Ces con­séquences seraient d’ailleurs irréversibles. « Il n’y a aucune chance que ces écosys­tèmes récupèrent. Depuis que l’espèce humaine existe, les nod­ules polymé­talliques ont pris l’épaisseur d’un cheveu. C’est une échelle tem­porelle qui dépasse notre enten­de­ment », insiste Raphaël Seguin. En 1989, le Pérou a procédé à un test grandeur nature pour éval­uer les impacts de l’exploitation minière des fonds marins, en raclant le planch­er océanique. 26 ans plus tard, les traces étaient tou­jours vis­i­bles. Et en 2017, un rap­port com­mandé par le gou­verne­ment bri­tan­nique aver­tis­sait que l’ex­ploita­tion minière des fonds marins pour­rait entraîn­er « l’ex­tinc­tion d’e­spèces uniques qui for­ment le pre­mier éch­e­lon de la chaîne ali­men­taire ».

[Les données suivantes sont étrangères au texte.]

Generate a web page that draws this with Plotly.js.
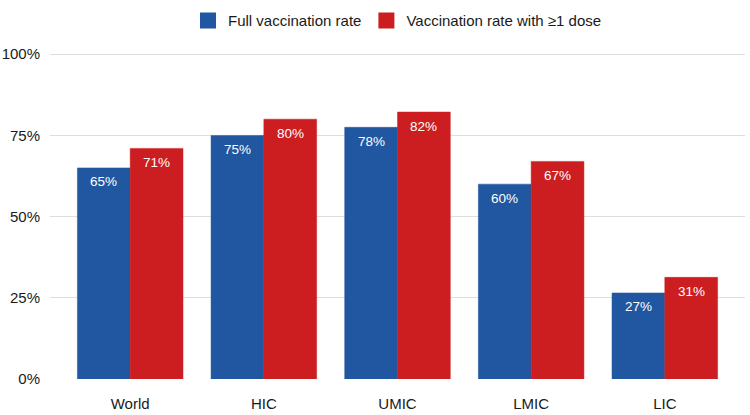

« Une bombe climatique à retardement »

Inter­rogée par Vert, TMC recon­nait qu’il « n’existe pas d’in­dus­tries extrac­tives à impact zéro ». Pour autant, exploiter les nod­ules est la seule manière de se libér­er de la dépen­dance aux éner­gies fos­siles, jure la com­pag­nie. « Nous sommes con­va­in­cus qu’ils peu­vent con­sid­érable­ment réduire l’im­pact de l’ap­pro­vi­sion­nement en métaux essen­tiels pour la fab­ri­ca­tion des bat­ter­ies, sur la planète comme sur les per­son­nes », souligne un porte-parole de la com­pag­nie, qui affiche d’ailleurs sur son site que « les nod­ules polymé­talliques sont la voie la plus pro­pre vers les véhicules élec­triques ». Pour­tant, plusieurs multi­na­tionales, comme Google, Renault, BMW ou encore Sam­sung, ont déclaré qu’elles n’utiliseraient pas de métaux issus des fonds marins.

Pour de nom­breux sci­en­tifiques, exploiter les fonds marins pour sauver le cli­mat est une fausse bonne idée. Les océans sont le pre­mier puits de car­bone du monde. Ils absorbent 93 % de l’excès de chaleur induit par les activ­ités humaines, et en « retourn­er les fonds, c’est ris­quer d’altérer leur capac­ité de cap­tage du CO2 tout en faisant remon­ter celui qui y est stocké », alerte Raphaël Seguin. En somme, ça pour­rait « créer une sorte de bombe cli­ma­tique à retarde­ment pour les généra­tions futures ».